Il établit encore qu’il n’avait jamais fait perquisitionner chez Esterhazy ; il n’a envoyé chez lui qu’un seul agent qui a constaté que beaucoup de papiers avaient été brûlés et qui n’a rapporté qu’une carte (de Drumont ; mais Picquart ne le nomma pas). Voilà le « cambriolage » dont l’ont accusé Pellieux et Ravary, dont il a été mené si grand bruit que les revisionnistes eux-mêmes le lui ont reproché. Pellieux dut convenir que, ce qu’il avait affirmé, il le tenait exclusivement d’Esterhazy[1].

Enfin, Ravary dit le mot de la situation : « La justice militaire ne procède pas comme la vôtre. » Albert Clemenceau s’exclama : « Il n’y a qu’une justice, il n’y en a pas deux ! » — « Notre code, répliqua Ravary, n’est pas le même[2] ! ».

Ce commentaire affaiblissait la belle franchise de sa première affirmation ; la protestation de Clemenceau n’était pas fondée ; en fait, c’est Ravary qui avait raison. Il y avait, en effet, deux justices, deux conceptions du devoir et de l’honneur, deux mentalités, deux Frances.
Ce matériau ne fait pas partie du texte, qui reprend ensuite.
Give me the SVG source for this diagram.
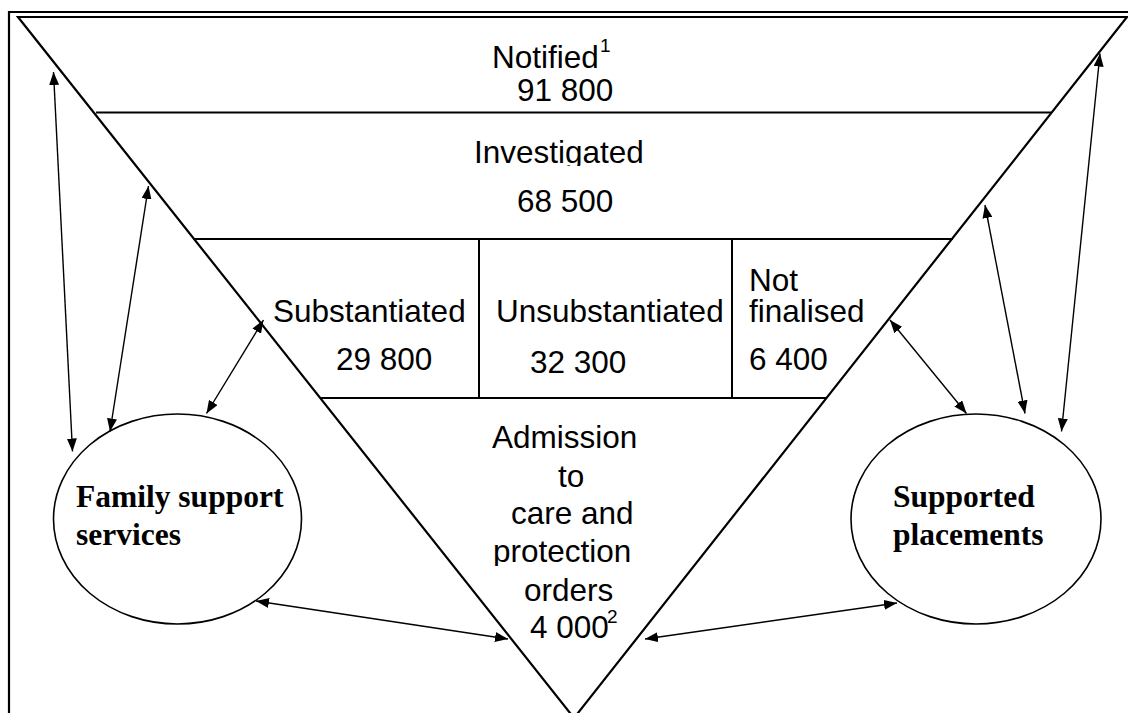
<svg xmlns="http://www.w3.org/2000/svg" width="1128" height="713" viewBox="0 0 1128 713">
<style>
.frame{stroke:#000;stroke-width:2.2;fill:none}
.tri{stroke:#000;stroke-width:2.2;fill:none;stroke-linejoin:miter}
.div{stroke:#000;stroke-width:2;fill:none}
.circ{stroke:#000;stroke-width:1.6;fill:#fff}
.arr{stroke:#000;stroke-width:1.4;fill:none;marker-start:url(#ah);marker-end:url(#ah)}
.t{font-family:"Liberation Sans",Arial,sans-serif;font-size:31.5px;fill:#000}
.sup{font-family:"Liberation Sans",Arial,sans-serif;font-size:19px;fill:#000}
.b{font-family:"Liberation Serif","Times New Roman",serif;font-weight:bold;font-size:31.5px;fill:#000}
</style>
<defs>
<marker id="ah" viewBox="0 0 13 10" refX="13" refY="5" markerWidth="13" markerHeight="10" markerUnits="userSpaceOnUse" orient="auto-start-reverse">
<path d="M0,0 L13,5 L0,10 z" fill="#000"/>
</marker>
<clipPath id="clipInv"><rect x="400" y="120" width="300" height="46"/></clipPath>
<clipPath id="clipProt"><rect x="460" y="530" width="220" height="36"/></clipPath>
</defs>
<rect width="1128" height="713" fill="#fff"/>
<g id="frame">
<polyline class="frame" points="9,713 9,12 1128,12"/>
</g>
<g id="funnel">
<polygon class="tri" points="18,17 1127,17 574,718"/>
<line class="div" x1="96" y1="112.5" x2="1051" y2="112.5"/>
<line class="div" x1="193" y1="239" x2="953" y2="239"/>
<line class="div" x1="320" y1="398" x2="827" y2="398"/>
<line class="div" x1="479" y1="239" x2="479" y2="398"/>
<line class="div" x1="732" y1="239" x2="732" y2="398"/>
</g>
<g id="notified">
<text class="t" x="492" y="68">Notified</text>
<text class="sup" x="600" y="52">1</text>
<text class="t" x="517" y="101">91 800</text>
</g>
<g id="investigated">
<text class="t" x="474" y="163" clip-path="url(#clipInv)">Investigated</text>
<text class="t" x="517" y="212">68 500</text>
</g>
<g id="substantiated">
<text class="t" x="273" y="322">Substantiated</text>
<text class="t" x="336" y="370">29 800</text>
</g>
<g id="unsubstantiated">
<text class="t" x="496" y="322">Unsubstantiated</text>
<text class="t" x="530" y="373">32 300</text>
</g>
<g id="not-finalised">
<text class="t" x="749" y="291">Not</text>
<text class="t" x="749" y="322">finalised</text>
<text class="t" x="749" y="370">6 400</text>
</g>
<g id="admission">
<text class="t" x="492" y="448">Admission</text>
<text class="t" x="558" y="487">to</text>
<text class="t" x="511" y="524">care and</text>
<text class="t" x="493" y="562" clip-path="url(#clipProt)">protection</text>
<text class="t" x="524" y="601">orders</text>
<text class="t" x="530" y="638">4 000</text>
<text class="sup" x="607" y="623">2</text>
</g>
<g id="family-support-services">
<ellipse class="circ" cx="177.5" cy="519" rx="124" ry="105"/>
<text class="b" x="76" y="507">Family support</text>
<text class="b" x="76" y="545">services</text>
</g>
<g id="supported-placements">
<ellipse class="circ" cx="976" cy="519" rx="125" ry="105"/>
<text class="b" x="893" y="507">Supported</text>
<text class="b" x="893" y="545">placements</text>
</g>
<g id="connectors">
<line class="arr" x1="53.5" y1="72" x2="72.5" y2="451.5"/>
<line class="arr" x1="148.5" y1="186" x2="110" y2="431.5"/>
<line class="arr" x1="263.5" y1="320" x2="206.5" y2="413.5"/>
<line class="arr" x1="256" y1="601" x2="508" y2="639"/>
<line class="arr" x1="645" y1="639" x2="897" y2="603"/>
<line class="arr" x1="890" y1="320" x2="966.5" y2="413.5"/>
<line class="arr" x1="985" y1="205" x2="1025" y2="413.5"/>
<line class="arr" x1="1100" y1="53.5" x2="1061.5" y2="431.5"/>
</g>
</svg>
À la sortie du Palais, on s’assomma beaucoup. Le soir, on saccagea des magasins juifs. Toute la nuit, les braillards antisémites manifestèrent à travers la ville apeurée, comme à la veille d’une émeute. Tous les cerveaux battaient la fièvre.

  1. Procès Zola, I, 333, Pellieux.
  2. Ibid., I, 345, Ravary.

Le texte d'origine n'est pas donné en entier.